Faction paradox: a Magic Bullet Production


The True History of Faction Paradox


by D.R. Partridge


This series of six CDs constitutes an exceptionally good audio production. Lawrence Miles’s narrative is rich with breathtaking scope and imagery, but the story is tight, well-paced and deeply involving. Further, the tale is self-contained, making it pleasingly accessible to listeners previously unacquainted with the ‘Faction Paradox Universe’ characters and concepts. Crucially, Miles avoids the trap of losing the story and the sense of human scale amongst the complexity and compass inherent in such epic constructs.

What distinguishes this series from its predecessors, however, is the quality of the production: cast, direction and sound engineering are nothing short of sublime. I would like to show restraint in mentioning just a couple of highlights in best ‘objective reviewer’ style, but veracity demands that I give my genuine impressions so forgive me if this becomes a ‘cast list’!

Firstly, the ‘antiheroines’ (and Faction Paradox agents) Cousins Justine and Eliza are wonderfully realised and key to the story’s progression. Ms. Lesley and Ms. Opalinska create their respective characters with an absolute conviction and synergy: the listener is engaged not merely by their individual traits, but is convinced of the close personal relationship between the women, with all that relationship’s subtleties of humour, camaraderie and ultimately pathos. Eliza is the ‘audience identifier’ in many respects, and the series is to a large extent her story: Ms. Lesley never falters in her empathic portrayal, even when Eliza is at her most ‘wicked’!

The ‘gods’ of the Osirian Court are particularly well-cast. Gabriel Woolf is brilliant, of course, as the increasingly psychotic Sutekh, but Julian Glover's Upuat is gorgeously laconic and Peter Halliday's Anubis just perfectly understated and measured. Peter Miles's acerbic tones make a superb 'civil service' Anhor and De Souza's Geb has all the splenetic atrabiliousness that one would expect from a superannuated and immensely bitter grandad. This is exactly as one imagines the 'gods' would be - their Olympian perspective on Time is cleverly expressed by these actors and the often downbeat dialogue of the divinities is reminiscent of Len Deighton at his best. It's a tricky feat to accomplish. Although a relatively minor role, Tracy Russell's Nephthys is worthy of note - she has a tough job, expressing the 'domestically-abused' relative of the bully Sutekh: she is horribly torn between loyalty and fear on one side and her realisation that he is a nutcase on the other. The very delicate tone of rising strain and suppressed hysteria that she manages to work into her brief speeches is a key element of the unfolding drama and sets up the climax beautifully.

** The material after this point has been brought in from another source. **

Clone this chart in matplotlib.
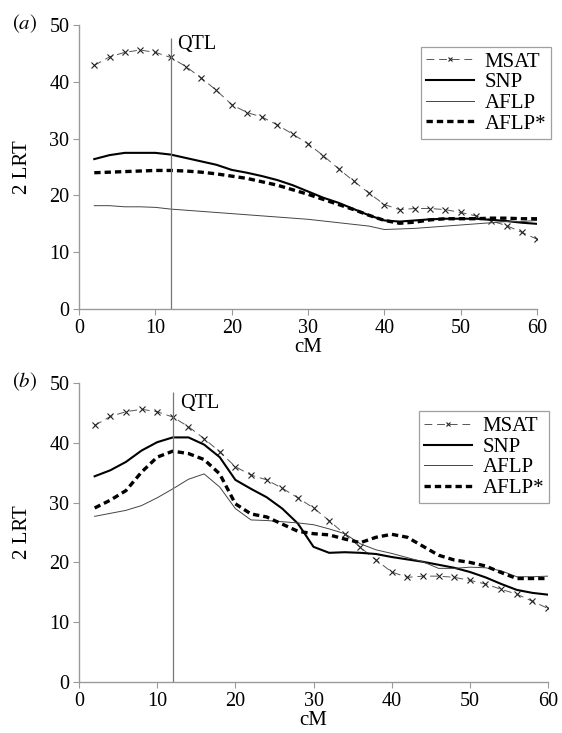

There really isn't any weakness in the cast - each discrete 'group' of people is handled so adroitly that one completely believes their differing antecedents and motivations. The 18th Century antiquarians – all rich with period intonation and usage - speak and act entirely as one would expect, and as a trio are well-balanced between the sceptical realist, the dreamer and the pragmatist with his heart-rending personal agenda. The conflict of not merely intent but of culture that these Englishmen encounter in Isla Blair’s inspired portrayal (as if we’d expect anything less...) of the delusional zealot Merytra is piquant.

Representing the ‘Great Houses’, Mr. Tranchell’s Ambassador Mortega provides an axis of rationality (his expressions of incredulity, surprise and frequent frustrated confusion are delightful) whilst the War King...well, what can one say about the much-missed Philip Madoc? Surely one of the most pleasing and resonant voices ever recorded, and as superb in this role as in the rest of his canon. Jet Tattersall’s Lolita is imbued with a mischievous energy and cold-blooded humour worthy of an arch-baddie. Messrs. Stevens and Lock garner well-deserved laurels for assembling such an illustrious cast, and handling them with expert legerdemain.

It's very rare to have an audio production that works this well, and I think the success of the production is that it is so 'immersive'. The handling of the sound effects and ‘auditory perspective’ in this series is in the upper echelons of the Art. So often, and particularly with Science Fiction, audio productions labour under heavy-handed sound-effects and dyspraxic production. But these ‘True Histories’ live up to their names as thoroughly believable tales set in gorgeous soundscapes. They stand many repeated listenings: my correspondents (vicious critics, all...) are unanimous in their use of the description ‘gripping’. Superb stuff.